» WHAT IS BEING ASKED: Using the data below, gather each line that includes the word "this".

•••••

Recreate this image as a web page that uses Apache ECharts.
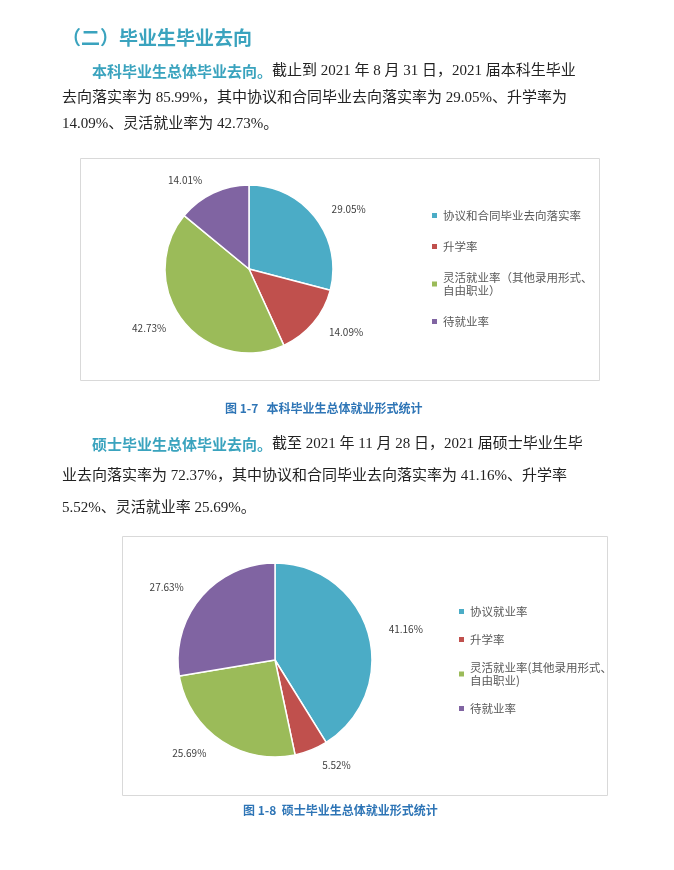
<!DOCTYPE html>
<html><head><meta charset="utf-8">
<script src="https://cdn.jsdelivr.net/npm/echarts@6/dist/echarts.min.js"></script>
<style>html,body{margin:0;padding:0;background:#fff}#c{width:674px;height:870px}</style>
</head><body><div id="c"></div>
<script>
const names1 = ['协议和合同毕业去向落实率','升学率','灵活就业率（其他录用形式、\n自由职业）','待就业率'];
const values1 = [29.05,14.09,42.73,14.01];
const names2 = ['协议就业率','升学率','灵活就业率(其他录用形式、\n自由职业)','待就业率'];
const values2 = [41.16,5.52,25.69,27.63];
const colors = ['#4BACC6','#C0504D','#9BBB59','#8064A2'];
const FONT = '"Noto Sans CJK SC", sans-serif';
const SERIF = '"Liberation Serif", "Noto Sans CJK SC", serif';
const teal = '#3AA3BE';
const chart = echarts.init(document.getElementById('c'));
function para(x,y,rich){return {type:'text',left:x,top:y,style:{rich:{b:{fontSize:15,fontWeight:'bold',fill:teal,fontFamily:FONT},n:{fontSize:15,fill:'#222',fontFamily:SERIF}},text:rich}};}
const mk = (names,vals)=>names.map((n,i)=>({name:n,value:vals[i],itemStyle:{color:colors[i]}}));
chart.setOption({
  color: colors,
  graphic: [
    {type:'text',left:62,top:28,style:{text:'（二）毕业生毕业去向',fontSize:19,fontWeight:'bold',fill:teal,fontFamily:FONT}},
    para(92,64,'{b|本科毕业生总体毕业去向。}{n|截止到 2021 年 8 月 31 日，2021 届本科生毕业}'),
    para(62,91,'{n|去向落实率为 85.99%，其中协议和合同毕业去向落实率为 29.05%、升学率为}'),
    para(62,117,'{n|14.09%、灵活就业率为 42.73%。}'),
    {type:'rect',shape:{x:80.5,y:158.5,width:519,height:222},style:{fill:'none',stroke:'#d9d9d9',lineWidth:1}},
    {type:'text',left:225,top:402,style:{text:'图 1-7   本科毕业生总体就业形式统计',fontSize:12,fontWeight:'bold',fill:'#2E75B6',fontFamily:FONT}},
    para(92,437,'{b|硕士毕业生总体毕业去向。}{n|截至 2021 年 11 月 28 日，2021 届硕士毕业生毕}'),
    para(62,469,'{n|业去向落实率为 72.37%，其中协议和合同毕业去向落实率为 41.16%、升学率}'),
    para(62,501,'{n|5.52%、灵活就业率 25.69%。}'),
    {type:'rect',shape:{x:122.5,y:536.5,width:485,height:259},style:{fill:'none',stroke:'#d9d9d9',lineWidth:1}},
    {type:'text',left:243,top:804,style:{text:'图 1-8  硕士毕业生总体就业形式统计',fontSize:12,fontWeight:'bold',fill:'#2E75B6',fontFamily:FONT}}
  ],
  legend: [
    {orient:'vertical',left:425,top:204,itemWidth:7,itemHeight:7,itemGap:18,icon:'rect',
     data:names1,textStyle:{fontSize:11.5,color:'#595959',fontFamily:FONT,lineHeight:13}},
    {orient:'vertical',left:452,top:600,itemWidth:7,itemHeight:7,itemGap:15,icon:'rect',
     data:names2,textStyle:{fontSize:11.5,color:'#595959',fontFamily:FONT,lineHeight:13}}
  ],
  series: [
    {type:'pie',center:[249,269],radius:[0,84],startAngle:90,clockwise:true,silent:true,
     itemStyle:{borderColor:'#fff',borderWidth:1.5},
     label:{show:true,position:'outside',formatter:p=>p.value.toFixed(2)+'%',fontSize:10,color:'#404040',fontFamily:FONT},
     labelLine:{show:false,length:14,length2:0},
     data:mk(names1,values1)},
    {type:'pie',center:[275,660],radius:[0,97],startAngle:90,clockwise:true,silent:true,
     itemStyle:{borderColor:'#fff',borderWidth:1.5},
     label:{show:true,position:'outside',formatter:p=>p.value.toFixed(2)+'%',fontSize:10,color:'#404040',fontFamily:FONT},
     labelLine:{show:false,length:16,length2:0},
     data:mk(names2,values2)}
  ]
});
</script></body></html>
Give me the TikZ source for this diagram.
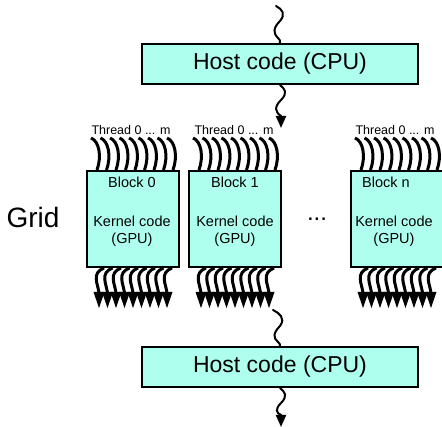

•••••

» EXPECTED ANSWER:
Recreate this image as a web page that uses Apache ECharts.
Give me the TikZ source for this diagram.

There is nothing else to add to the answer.